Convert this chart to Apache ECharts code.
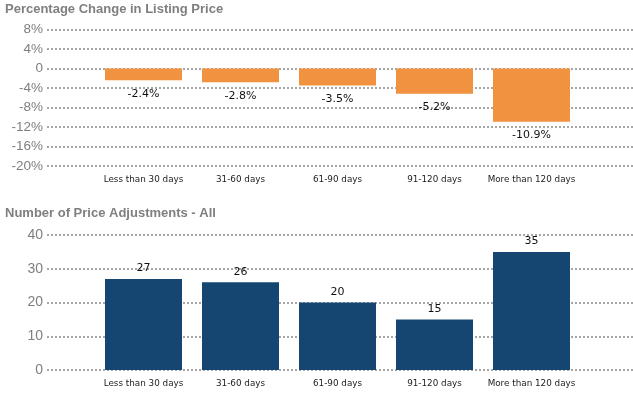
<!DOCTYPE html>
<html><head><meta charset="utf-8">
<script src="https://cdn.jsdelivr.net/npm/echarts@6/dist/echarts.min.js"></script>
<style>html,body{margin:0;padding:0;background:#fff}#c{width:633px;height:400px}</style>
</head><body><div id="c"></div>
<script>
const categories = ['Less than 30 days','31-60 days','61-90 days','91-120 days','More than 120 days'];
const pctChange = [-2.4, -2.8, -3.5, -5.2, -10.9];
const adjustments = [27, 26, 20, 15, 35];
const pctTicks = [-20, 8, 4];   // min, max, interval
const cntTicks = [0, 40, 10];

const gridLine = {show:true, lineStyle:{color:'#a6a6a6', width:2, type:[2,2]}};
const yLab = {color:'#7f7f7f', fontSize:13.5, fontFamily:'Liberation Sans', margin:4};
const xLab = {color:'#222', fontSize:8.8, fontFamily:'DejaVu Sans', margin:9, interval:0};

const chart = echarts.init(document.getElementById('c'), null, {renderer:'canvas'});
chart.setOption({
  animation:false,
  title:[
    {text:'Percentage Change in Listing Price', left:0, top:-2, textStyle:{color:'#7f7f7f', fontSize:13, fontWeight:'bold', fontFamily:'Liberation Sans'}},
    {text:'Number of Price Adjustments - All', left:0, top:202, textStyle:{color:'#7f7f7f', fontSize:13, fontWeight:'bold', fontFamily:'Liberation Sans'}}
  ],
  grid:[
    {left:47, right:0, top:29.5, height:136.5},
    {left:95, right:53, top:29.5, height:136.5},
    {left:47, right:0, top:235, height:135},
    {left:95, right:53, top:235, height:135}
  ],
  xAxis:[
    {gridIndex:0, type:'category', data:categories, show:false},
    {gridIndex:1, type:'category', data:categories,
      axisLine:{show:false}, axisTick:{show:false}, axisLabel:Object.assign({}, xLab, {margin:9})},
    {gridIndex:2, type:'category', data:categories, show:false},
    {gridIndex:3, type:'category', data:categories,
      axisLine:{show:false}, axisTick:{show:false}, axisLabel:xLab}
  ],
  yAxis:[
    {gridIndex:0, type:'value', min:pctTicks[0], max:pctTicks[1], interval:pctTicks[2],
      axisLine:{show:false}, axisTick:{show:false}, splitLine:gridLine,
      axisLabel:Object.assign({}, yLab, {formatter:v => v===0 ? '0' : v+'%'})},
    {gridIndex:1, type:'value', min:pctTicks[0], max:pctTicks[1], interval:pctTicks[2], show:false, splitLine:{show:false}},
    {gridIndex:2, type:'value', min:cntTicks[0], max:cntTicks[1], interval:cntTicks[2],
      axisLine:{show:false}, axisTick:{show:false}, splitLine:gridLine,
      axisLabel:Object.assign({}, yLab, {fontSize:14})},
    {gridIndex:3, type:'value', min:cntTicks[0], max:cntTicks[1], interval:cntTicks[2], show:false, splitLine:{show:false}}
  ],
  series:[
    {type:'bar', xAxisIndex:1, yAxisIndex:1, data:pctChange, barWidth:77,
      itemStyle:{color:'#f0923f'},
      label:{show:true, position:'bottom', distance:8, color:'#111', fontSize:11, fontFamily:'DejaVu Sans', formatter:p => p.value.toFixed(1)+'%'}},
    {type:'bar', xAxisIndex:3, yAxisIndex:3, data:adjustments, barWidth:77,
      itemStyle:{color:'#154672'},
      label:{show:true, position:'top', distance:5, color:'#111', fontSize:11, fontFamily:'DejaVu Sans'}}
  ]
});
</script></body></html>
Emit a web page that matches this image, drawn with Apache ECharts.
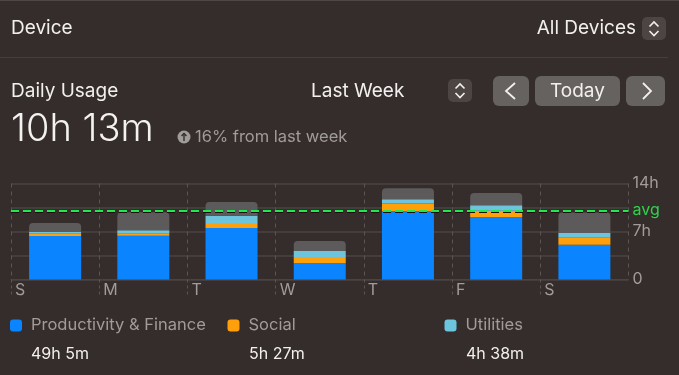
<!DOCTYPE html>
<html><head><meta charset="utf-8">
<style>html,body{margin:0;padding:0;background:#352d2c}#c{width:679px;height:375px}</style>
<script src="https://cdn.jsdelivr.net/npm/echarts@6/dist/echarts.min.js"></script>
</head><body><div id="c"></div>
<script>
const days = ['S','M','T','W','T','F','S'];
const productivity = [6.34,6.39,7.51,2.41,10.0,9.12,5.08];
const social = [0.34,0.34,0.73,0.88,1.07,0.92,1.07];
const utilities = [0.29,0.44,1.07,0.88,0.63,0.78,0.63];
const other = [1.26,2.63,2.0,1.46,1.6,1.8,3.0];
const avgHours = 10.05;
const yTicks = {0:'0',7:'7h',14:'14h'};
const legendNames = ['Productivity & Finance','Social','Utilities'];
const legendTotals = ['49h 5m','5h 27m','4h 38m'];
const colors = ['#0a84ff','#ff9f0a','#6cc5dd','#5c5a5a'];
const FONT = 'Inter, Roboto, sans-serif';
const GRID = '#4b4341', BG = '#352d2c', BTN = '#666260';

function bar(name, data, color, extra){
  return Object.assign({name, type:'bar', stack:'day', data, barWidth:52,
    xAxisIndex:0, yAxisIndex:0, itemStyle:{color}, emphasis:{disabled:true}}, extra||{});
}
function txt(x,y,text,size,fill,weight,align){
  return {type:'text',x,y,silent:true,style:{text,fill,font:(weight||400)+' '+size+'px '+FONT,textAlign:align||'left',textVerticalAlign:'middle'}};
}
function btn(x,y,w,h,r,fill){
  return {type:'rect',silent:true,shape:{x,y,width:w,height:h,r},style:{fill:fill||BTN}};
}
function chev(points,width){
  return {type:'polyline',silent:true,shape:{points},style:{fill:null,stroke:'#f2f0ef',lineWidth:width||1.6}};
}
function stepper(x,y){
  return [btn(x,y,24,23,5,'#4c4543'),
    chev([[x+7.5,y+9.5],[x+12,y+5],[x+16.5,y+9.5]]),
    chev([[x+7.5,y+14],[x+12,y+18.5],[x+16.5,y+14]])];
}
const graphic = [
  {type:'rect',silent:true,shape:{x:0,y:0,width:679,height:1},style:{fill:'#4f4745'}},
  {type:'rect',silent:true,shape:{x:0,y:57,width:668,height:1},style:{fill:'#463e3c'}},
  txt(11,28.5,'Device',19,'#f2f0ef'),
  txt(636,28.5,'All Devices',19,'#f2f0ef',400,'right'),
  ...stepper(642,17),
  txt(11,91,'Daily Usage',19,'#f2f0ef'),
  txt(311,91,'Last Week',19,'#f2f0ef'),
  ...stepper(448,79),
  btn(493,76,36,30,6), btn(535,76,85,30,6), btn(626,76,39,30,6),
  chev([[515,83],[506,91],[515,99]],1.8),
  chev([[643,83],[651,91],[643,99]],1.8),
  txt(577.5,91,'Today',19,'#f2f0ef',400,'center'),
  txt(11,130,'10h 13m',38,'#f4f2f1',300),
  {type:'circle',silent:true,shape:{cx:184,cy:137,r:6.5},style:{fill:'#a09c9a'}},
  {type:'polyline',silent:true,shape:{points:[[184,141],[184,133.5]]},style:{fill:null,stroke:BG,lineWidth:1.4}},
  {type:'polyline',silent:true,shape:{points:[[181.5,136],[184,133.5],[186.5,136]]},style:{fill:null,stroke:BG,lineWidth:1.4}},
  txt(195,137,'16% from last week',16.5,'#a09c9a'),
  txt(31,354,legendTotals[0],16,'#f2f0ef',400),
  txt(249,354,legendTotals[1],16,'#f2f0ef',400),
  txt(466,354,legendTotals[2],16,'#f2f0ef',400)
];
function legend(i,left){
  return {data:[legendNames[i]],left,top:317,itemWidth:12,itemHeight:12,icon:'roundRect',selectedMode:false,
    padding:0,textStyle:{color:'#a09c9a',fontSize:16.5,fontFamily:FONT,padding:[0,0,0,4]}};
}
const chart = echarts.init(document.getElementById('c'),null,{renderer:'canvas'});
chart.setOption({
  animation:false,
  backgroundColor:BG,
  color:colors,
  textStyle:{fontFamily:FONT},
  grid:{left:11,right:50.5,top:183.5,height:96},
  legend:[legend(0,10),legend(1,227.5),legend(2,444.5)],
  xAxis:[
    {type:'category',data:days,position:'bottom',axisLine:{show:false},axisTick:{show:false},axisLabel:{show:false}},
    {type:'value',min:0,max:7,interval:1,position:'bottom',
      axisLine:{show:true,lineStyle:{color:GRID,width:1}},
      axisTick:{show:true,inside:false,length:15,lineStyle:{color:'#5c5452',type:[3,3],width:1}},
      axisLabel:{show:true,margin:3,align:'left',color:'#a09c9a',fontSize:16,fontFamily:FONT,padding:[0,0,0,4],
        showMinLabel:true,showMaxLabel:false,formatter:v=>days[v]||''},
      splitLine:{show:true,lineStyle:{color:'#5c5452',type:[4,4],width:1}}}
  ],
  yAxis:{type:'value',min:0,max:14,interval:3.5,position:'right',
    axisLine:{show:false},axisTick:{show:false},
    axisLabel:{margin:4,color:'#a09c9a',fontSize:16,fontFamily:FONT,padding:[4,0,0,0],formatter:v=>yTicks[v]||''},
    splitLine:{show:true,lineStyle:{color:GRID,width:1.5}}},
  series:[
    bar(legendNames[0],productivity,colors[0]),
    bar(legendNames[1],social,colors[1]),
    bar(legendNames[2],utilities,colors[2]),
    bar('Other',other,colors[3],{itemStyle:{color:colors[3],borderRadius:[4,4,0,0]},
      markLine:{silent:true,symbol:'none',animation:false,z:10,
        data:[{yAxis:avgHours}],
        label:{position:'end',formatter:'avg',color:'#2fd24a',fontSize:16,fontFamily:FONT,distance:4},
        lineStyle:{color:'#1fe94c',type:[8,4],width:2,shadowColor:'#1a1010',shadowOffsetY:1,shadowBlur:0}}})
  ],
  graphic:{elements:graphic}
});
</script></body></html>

EXERCISE REQUIREMENTS: Please reproduce, word for word, every line from the first line of the records above through the line containing "const cntTicks = [0, 40, 10];", and leave out the pictures.

THE OUTPUT:
Convert this chart to Apache ECharts code.
<!DOCTYPE html>
<html><head><meta charset="utf-8">
<script src="https://cdn.jsdelivr.net/npm/echarts@6/dist/echarts.min.js"></script>
<style>html,body{margin:0;padding:0;background:#fff}#c{width:633px;height:400px}</style>
</head><body><div id="c"></div>
<script>
const categories = ['Less than 30 days','31-60 days','61-90 days','91-120 days','More than 120 days'];
const pctChange = [-2.4, -2.8, -3.5, -5.2, -10.9];
const adjustments = [27, 26, 20, 15, 35];
const pctTicks = [-20, 8, 4];   // min, max, interval
const cntTicks = [0, 40, 10];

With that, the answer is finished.